What prompts me to write this missive is the batch of angry e-mails I received when I stepped to the sidelines on Intel. I'm not talking about the upset readers who wish that I had been clairvoyant and got out ahead of Intel's numbers. I wish I had been, but I wasn't. I am not grousing about the incredibly childish subscribers who were furious that, even though I had been praising Intel for 15 years, I did not call the absolute top correctly.
I'm focused on a much larger group who believes I have committed a cardinal sin for changing my mind about Intel. What nonsense!!!! I have two chores in this business, I must assess a company and then I must assess its stock. These are two very different animals. I believe that consistency is a vital part of judgment when it comes to the former. You can't make any money if one day you think Intel's management is bad and the next day it is good. No sense even trying if you can't make up your mind about what a company does and how it does it.
But stock prices? Don't be ridiculous. Stock prices are a function of psychology. They are a distillation of everything and everyone's thoughts about the company's prospects and how much we should pay for them. The idea that we must be loyal and hardlined about that concept is nothing short of ludicrous.

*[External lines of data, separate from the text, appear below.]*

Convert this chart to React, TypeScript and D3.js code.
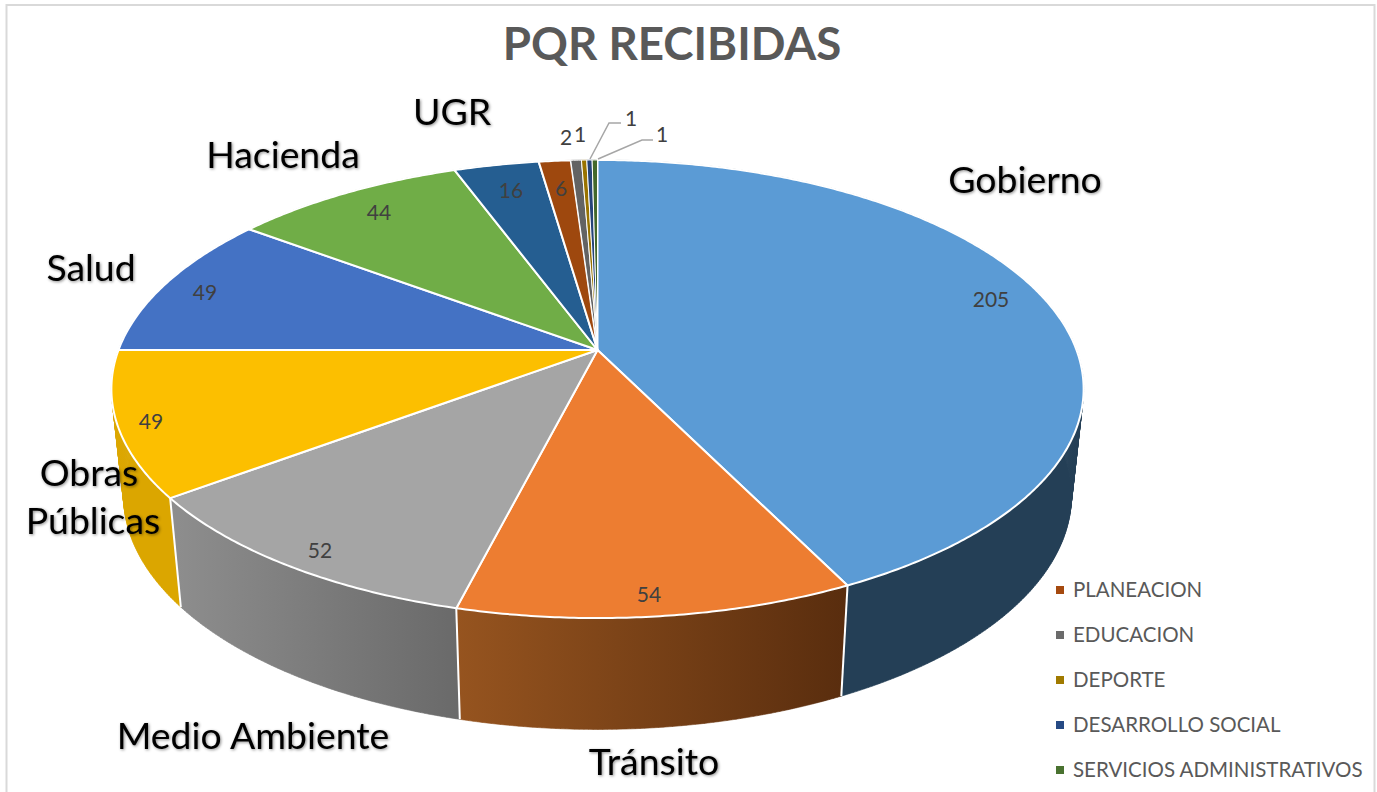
import React from "react";
import * as d3 from "d3";

const categories = ["Gobierno","Tránsito","Medio Ambiente","Obras Públicas","Salud","Hacienda","UGR","PLANEACION","EDUCACION","DEPORTE","DESARROLLO SOCIAL","SERVICIOS ADMINISTRATIVOS"];
const values = [205,54,52,49,49,44,16,6,2,1,1,1];
const topColors = ["#5b9bd5","#ed7d31","#a5a5a5","#fcbf00","#4472c4","#70ad47","#255e91","#9e480e","#636363","#997300","#264478","#43682b"];
const wallFrom = ["#243f56","#96541f","#8e8e8e","#dba600","#2f5597","#5a8a38","#1d4a73","#7d380b","#4f4f4f","#7a5c00","#1e3660","#355322"];
const wallTo = ["#243f56","#592d0e","#6a6a6a","#dba600","#2f5597","#5a8a38","#1d4a73","#7d380b","#4f4f4f","#7a5c00","#1e3660","#355322"];
const legendItems = ["PLANEACION","EDUCACION","DEPORTE","DESARROLLO SOCIAL","SERVICIOS ADMINISTRATIVOS"];
const legendColors = ["#a5490f","#6b6b6b","#a07a00","#264a84","#4a7230"];
const title = "PQR RECIBIDAS";

// layout: anchor positions of the labels
const valuePos: [number, number][] = [[991,300],[649,595],[320,551],[151,422],[205,293],[379,213],[511,191],[561,189],[566,138],[580,135],[631,119],[662,135]];
const namePos: [string, number, number][] = [
  ["Gobierno",1025,180],["Tránsito",654,762],["Medio Ambiente",253,736],
  ["Obras",89,473],["Públicas",93,521],["Salud",91,268],["Hacienda",283,155],["UGR",452,112],
];
const leaders: [number, number][][] = [[[590,159],[609,123],[621,123]],[[598,159],[642,140],[653,140]]];

const CX = 597.5, CY = 350, R = 479, K = 222.4, C = -0.1703;
const DEPTH_X = 0.975, DEPTH_Y = 1.02, DEPTH_DY = 106;
const FONT = "Lato, Carlito, sans-serif";

// perspective projection of a point of the pie's unit circle
function top(a: number): [number, number] {
  const v = -Math.cos(a), d = 1 + C * v;
  return [CX + (R * Math.sin(a)) / d, CY + (K * v) / d];
}
function bottom(a: number): [number, number] {
  const [x, y] = top(a);
  return [CX + (x - CX) * DEPTH_X, CY + (y - CY) * DEPTH_Y + DEPTH_DY];
}
function samples(a0: number, a1: number) {
  const n = Math.max(2, Math.ceil((a1 - a0) * 120));
  return d3.range(n + 1).map((i) => a0 + ((a1 - a0) * i) / n);
}
const line = d3.line();

const arcs = d3.pie<number>().sort(null).value((d) => d)(values);
// back slices are painted first so that the front walls overlap them
const wallOrder = [...d3.range(values.length - 1, 2, -1), 0, 1, 2];

function wallPath(a0: number, a1: number) {
  const s = samples(a0, a1);
  return d3.pairs(s).map(([p, q]) => line([top(p), top(q), bottom(q), bottom(p)]) + "Z").join("");
}

export default function App() {
  const legendY = d3.scalePoint<string>().domain(legendItems).range([590, 770]);
  return (
    <svg width={1377} height={792} style={{ position: "absolute", left: 0, top: 0, background: "#fff" }}>
      <defs>
        {categories.map((c, i) => (
          <linearGradient key={c} id={`w${i}`} gradientUnits="userSpaceOnUse"
            x1={Math.min(top(arcs[i].startAngle)[0], top(arcs[i].endAngle)[0])} x2={Math.max(top(arcs[i].startAngle)[0], top(arcs[i].endAngle)[0])} y1={0} y2={0}>
            <stop offset="0" stopColor={wallFrom[i]} />
            <stop offset="1" stopColor={wallTo[i]} />
          </linearGradient>
        ))}
      </defs>
      <rect x={6.5} y={5} width={1368} height={800} fill="#fff" stroke="#d9d9d9" strokeWidth={2} />
      <text x={672} y={60} textAnchor="middle" fontFamily={FONT} fontWeight={700} fontSize={45.7} fill="#595959">{title}</text>

      {/* side walls */}
      {wallOrder.map((i) => {
        const a = arcs[i];
        return <path key={i} d={wallPath(a.startAngle, a.endAngle)} fill={`url(#w${i})`} stroke={`url(#w${i})`} strokeWidth={0.6} />;
      })}
      {arcs.slice(0, 3).map((a, i) => (
        <path key={i} d={line([top(a.endAngle), bottom(a.endAngle)]) as string} stroke="#fff" strokeWidth={2} fill="none" />
      ))}
      {/* top face */}
      {arcs.map((a, i) => {
        const pts = [[CX, CY] as [number, number], ...samples(a.startAngle, a.endAngle).map(top)];
        return <path key={i} d={line(pts) + "Z"} fill={topColors[i]} stroke="#fff" strokeWidth={i > 7 ? 1 : 2} strokeLinejoin="round" />;
      })}

      {leaders.map((l, i) => (
        <path key={i} d={line(l) as string} fill="none" stroke="#a6a6a6" strokeWidth={1.5} />
      ))}
      {values.map((v, i) => (
        <text key={i} x={valuePos[i][0]} y={valuePos[i][1]} dy="0.35em" textAnchor="middle" fontFamily={FONT} fontSize={21} fill="#404040">{v}</text>
      ))}
      {namePos.map(([t, x, y]) => (
        <text key={t} x={x} y={y} dy="0.35em" textAnchor="middle" fontFamily={FONT} fontSize={37.4} fill="#000"
          style={{ filter: "drop-shadow(1px 1px 1.5px rgba(0,0,0,0.45))" }}>{t}</text>
      ))}
      {legendItems.map((t, i) => {
        const y = legendY(t) as number;
        return (
          <g key={t}>
            <rect x={1056} y={y - 4} width={8} height={8} fill={legendColors[i]} />
            <text x={1073} y={y} dy="0.35em" fontFamily={FONT} fontSize={20.5} fill="#595959">{t}</text>
          </g>
        );
      })}
    </svg>
  );
}
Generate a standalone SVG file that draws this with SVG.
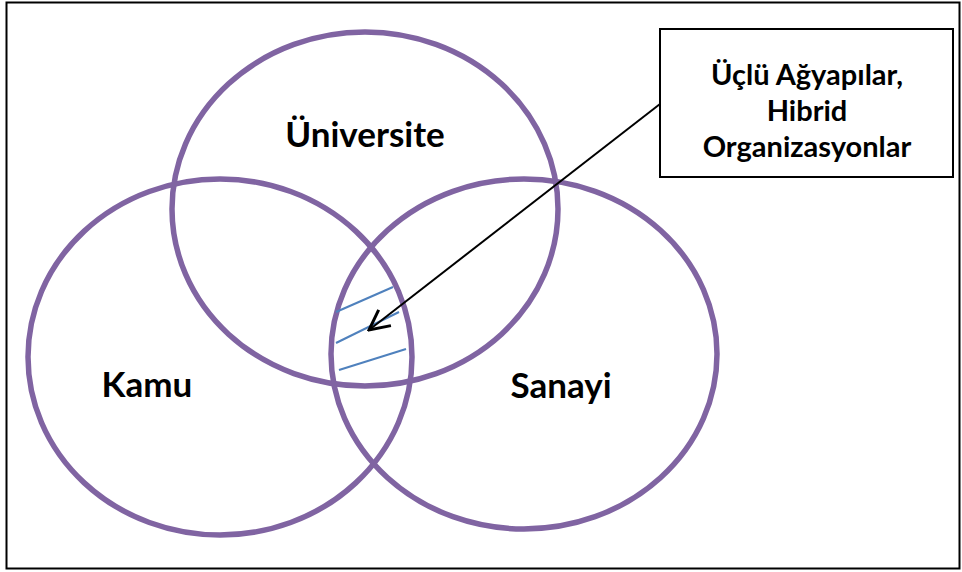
<svg xmlns="http://www.w3.org/2000/svg" width="962" height="572" viewBox="0 0 962 572">
<defs>
<style>
.ring{fill:none;stroke:#8064A2;stroke-width:5.5}
.lbl{font-family:"Lato","Liberation Sans",sans-serif;font-weight:bold;fill:#000}
.big{font-size:35px}
.sm{font-size:29px}
.hatch{stroke:#4F81BD;stroke-width:2;fill:none}
</style>
<marker id="arr" viewBox="0 0 24 24" refX="22" refY="12" markerWidth="24" markerHeight="24" markerUnits="userSpaceOnUse" orient="auto">
<path d="M2,2 L22,12 L2,22" fill="none" stroke="#000" stroke-width="3"/>
</marker>
</defs>
<rect x="0" y="0" width="962" height="572" fill="#fff"/>
<rect x="6.5" y="2.5" width="953" height="566" fill="none" stroke="#000" stroke-width="2"/>
<g id="universite">
<ellipse class="ring" cx="365" cy="209" rx="193" ry="177"/>
<text class="lbl big" x="365" y="147" text-anchor="middle">Üniversite</text>
</g>
<g id="kamu">
<ellipse class="ring" cx="220" cy="357" rx="192" ry="178"/>
<text class="lbl big" x="147" y="397" text-anchor="middle">Kamu</text>
</g>
<g id="sanayi">
<ellipse class="ring" cx="524" cy="354" rx="193" ry="175"/>
<text class="lbl big" x="561" y="398" text-anchor="middle">Sanayi</text>
</g>
<g id="hatch">
<line class="hatch" x1="336" y1="312" x2="393" y2="287"/>
<line class="hatch" x1="336" y1="343" x2="399" y2="312"/>
<line class="hatch" x1="339" y1="370" x2="406" y2="349"/>
</g>
<g id="label-box">
<rect x="660" y="29" width="293" height="148" fill="#fff" stroke="#000" stroke-width="2"/>
<text class="lbl sm" x="807" y="85" text-anchor="middle">Üçlü Ağyapılar,</text>
<text class="lbl sm" x="807" y="121" text-anchor="middle">Hibrid</text>
<text class="lbl sm" x="807" y="157" text-anchor="middle">Organizasyonlar</text>
</g>
<g id="connectors">
<line x1="660" y1="104" x2="369" y2="330" stroke="#000" stroke-width="2" marker-end="url(#arr)"/>
</g>
</svg>
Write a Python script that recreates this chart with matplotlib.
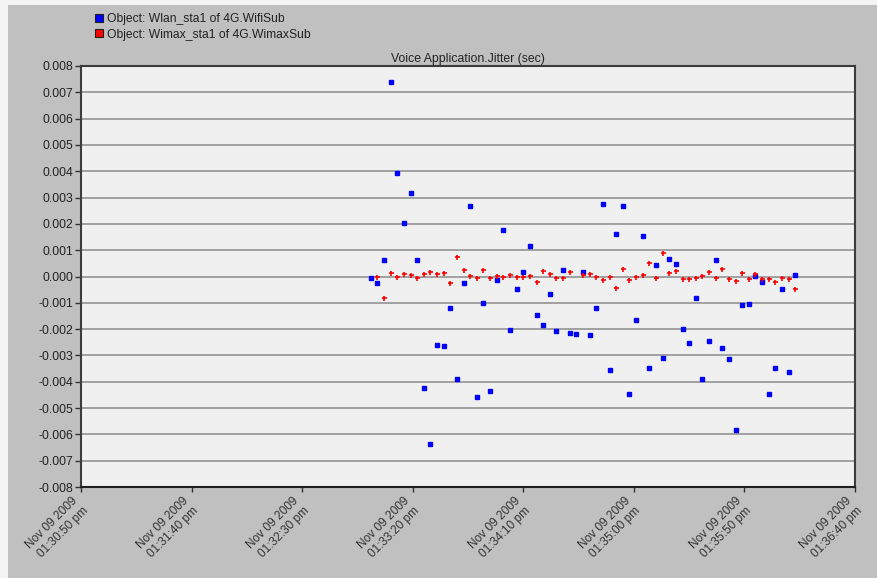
import matplotlib
matplotlib.use("Agg")
import matplotlib.pyplot as plt
from matplotlib.lines import Line2D
from matplotlib.patches import Rectangle
from matplotlib.transforms import ScaledTranslation
import numpy as np
import pandas as pd

plt.rcParams['font.family'] = ['Liberation Sans', 'DejaVu Sans']

title = "Voice Application.Jitter (sec)"
series_names = ["Object: Wlan_sta1 of 4G.WifiSub", "Object: Wimax_sta1 of 4G.WimaxSub"]

start_time = "2009-11-09 13:33:01"
sample_step = "3s"

wlan = [-0.00004, -0.00024, 0.00061, 0.00739, 0.00395, 0.00204, 0.00319, 0.00061,
        -0.00423, -0.00635, -0.00259, -0.00266, -0.00118, -0.00389, -0.00024, 0.00269,
        -0.00457, -0.00100, -0.00436, -0.00013, 0.00175, -0.00202, -0.00049, 0.00018,
        0.00116, -0.00147, -0.00185, -0.00067, -0.00206, 0.00023, -0.00215, -0.00219,
        0.00018, -0.00224, -0.00118, 0.00274, -0.00355, 0.00162, 0.00269, -0.00445,
        -0.00165, 0.00154, -0.00347, 0.00043, -0.00308, 0.00068, 0.00048, -0.00198,
        -0.00253, -0.00080, -0.00389, -0.00244, 0.00061, -0.00270, -0.00312, -0.00584,
        -0.00109, -0.00105, 0.00003, -0.00020, -0.00445, -0.00346, -0.00049, -0.00364,
        0.00006]

wimax = [np.nan, -0.00003, -0.00082, 0.00015, -0.00003, 0.00010, 0.00006, -0.00007,
         0.00010, 0.00019, 0.00010, 0.00015, -0.00023, 0.00073, 0.00023, 0.00001,
         -0.00006, 0.00023, -0.00006, 0.00001, -0.00003, 0.00006, -0.00003, 0.00000,
         0.00003, -0.00020, 0.00022, 0.00009, -0.00004, -0.00004, 0.00018, np.nan,
         0.00004, 0.00009, 0.00000, -0.00013, 0.00000, -0.00042, 0.00027, -0.00013,
         0.00000, 0.00004, 0.00052, -0.00004, 0.00090, 0.00013, 0.00022, -0.00011,
         -0.00008, -0.00004, 0.00001, 0.00018, -0.00004, 0.00030, -0.00011, -0.00016,
         0.00014, -0.00011, 0.00009, -0.00008, -0.00008, -0.00020, -0.00004, -0.00008,
         -0.00046]

x_tick_times = ["2009-11-09 13:30:50", "2009-11-09 13:31:40", "2009-11-09 13:32:30",
                "2009-11-09 13:33:20", "2009-11-09 13:34:10", "2009-11-09 13:35:00",
                "2009-11-09 13:35:50", "2009-11-09 13:36:40"]
x_tick_labels = ["Nov 09 2009\n01:30:50 pm", "Nov 09 2009\n01:31:40 pm", "Nov 09 2009\n01:32:30 pm",
                 "Nov 09 2009\n01:33:20 pm", "Nov 09 2009\n01:34:10 pm", "Nov 09 2009\n01:35:00 pm",
                 "Nov 09 2009\n01:35:50 pm", "Nov 09 2009\n01:36:40 pm"]
y_ticks = [-0.008, -0.007, -0.006, -0.005, -0.004, -0.003, -0.002, -0.001, 0.0,
           0.001, 0.002, 0.003, 0.004, 0.005, 0.006, 0.007, 0.008]

times = pd.date_range(start=start_time, periods=len(wlan), freq=sample_step)
tick_pos = pd.to_datetime(x_tick_times)

W, H = 877, 578
fig = plt.figure(figsize=(W / 100, H / 100), dpi=100)
fig.patch.set_facecolor('#c0c0c0')
fig.patches.append(Rectangle((0, 0), 8 / W, 1, transform=fig.transFigure,
                             facecolor='#f4f4f4', edgecolor='none', zorder=0))
fig.patches.append(Rectangle((0, 1 - 5 / H), 1, 5 / H, transform=fig.transFigure,
                             facecolor='#f4f4f4', edgecolor='none', zorder=0))

ax = fig.add_axes([81 / W, (H - 487) / H, (855 - 81) / W, (487 - 66) / H])
ax.set_facecolor('#f0f0f0')

ax.set_ylim(-0.008, 0.008)
ax.set_xlim(tick_pos[0], tick_pos[-1])
ax.set_yticks(y_ticks)
ax.set_yticklabels([f"{v:.3f}" for v in y_ticks])
ax.set_xticks(tick_pos)
ax.set_xticklabels(x_tick_labels, rotation=45, ha='right', va='center',
                   rotation_mode='anchor', linespacing=1.25)
shift = ScaledTranslation(-6 / 100, 0, fig.dpi_scale_trans)
for lab in ax.get_xticklabels():
    lab.set_transform(lab.get_transform() + shift)

for v in y_ticks[1:-1]:
    ax.axhline(v, color='#9a9a9a', lw=1.3, zorder=1)

ax.plot(times, wlan, linestyle='none', marker='s', markersize=3.0,
        color='#0000ff', mec='#0000ff', zorder=3)
ax.plot(times, wimax, linestyle='none', marker='+', markersize=3.6, mew=1.2,
        color='#ff0000', zorder=4)

for s in ['left', 'top', 'right', 'bottom']:
    ax.spines[s].set_color('#3c3c3c')
    ax.spines[s].set_linewidth(1.5)
ax.spines['bottom'].set_color('#202020')

ax.tick_params(axis='y', length=4, width=1, color='#333333', labelsize=8.8,
               labelcolor='#222222', pad=1.5)
ax.tick_params(axis='x', length=3.6, width=1, color='#333333', labelsize=8.6,
               labelcolor='#333333', pad=8.6)

ax.set_title(title, fontsize=8.8, color='#222222', pad=3)

handles = [Line2D([], [], linestyle='none', marker='s', markersize=6,
                  markerfacecolor='#0000ff', markeredgecolor='#202020', markeredgewidth=0.8),
           Line2D([], [], linestyle='none', marker='s', markersize=6,
                  markerfacecolor='#ff0000', markeredgecolor='#202020', markeredgewidth=0.8)]
leg = fig.legend(handles, series_names, loc='upper left',
                 bbox_to_anchor=(94 / W, 1 - 13 / H), frameon=False, fontsize=8.7,
                 handlelength=0.8, handletextpad=0.28, labelspacing=0.3,
                 borderaxespad=0, borderpad=0)
for t in leg.get_texts():
    t.set_color('#222222')

fig.savefig("out.png", dpi=100, facecolor=fig.get_facecolor())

Let's go back to Intel. I rather glibly answered one reader's response about why I switched out of the stock by saying "the Worth article." That was just mean-spirited shorthand for "everybody knows what I know" and too many people are currently worshipping at the altar of the chip-maker to make me comfortable. I do not like being part of the crowd; I am a contrarian by nature. I am looking to be where people aren't, not where they are. The Worth article was a clarion call for me; it said that regardless how much I loved Intel the company, Intel the stock had too many suitors for my taste and they left no room for disappointment.
My case for Intel, the stock, has always been the same: management will keep driving better and better product which will be needed so that the company should sell at a premium multiple to the market rather than at a discount. This fall Intel traded to a premium. My mission has been fulfilled. Others have discovered that Intel was cheap. Now it has become fairly valued. Yes, that makes me like it less. Intel is not a religious experience. It is people, bricks and mortar. I am on the hunt for people, bricks and mortar that the market has overlooked. To say that Intel is now overlooked is just plain stupid. It is probably the most discovered stock on earth!
When will I get back in? When we lose worshippers. When it becomes less expensive on the numbers. When people hate it again. Bound to happen. Always does. Let's at least wait until after this Worth article is off the newsstands! The body isn't even cold yet.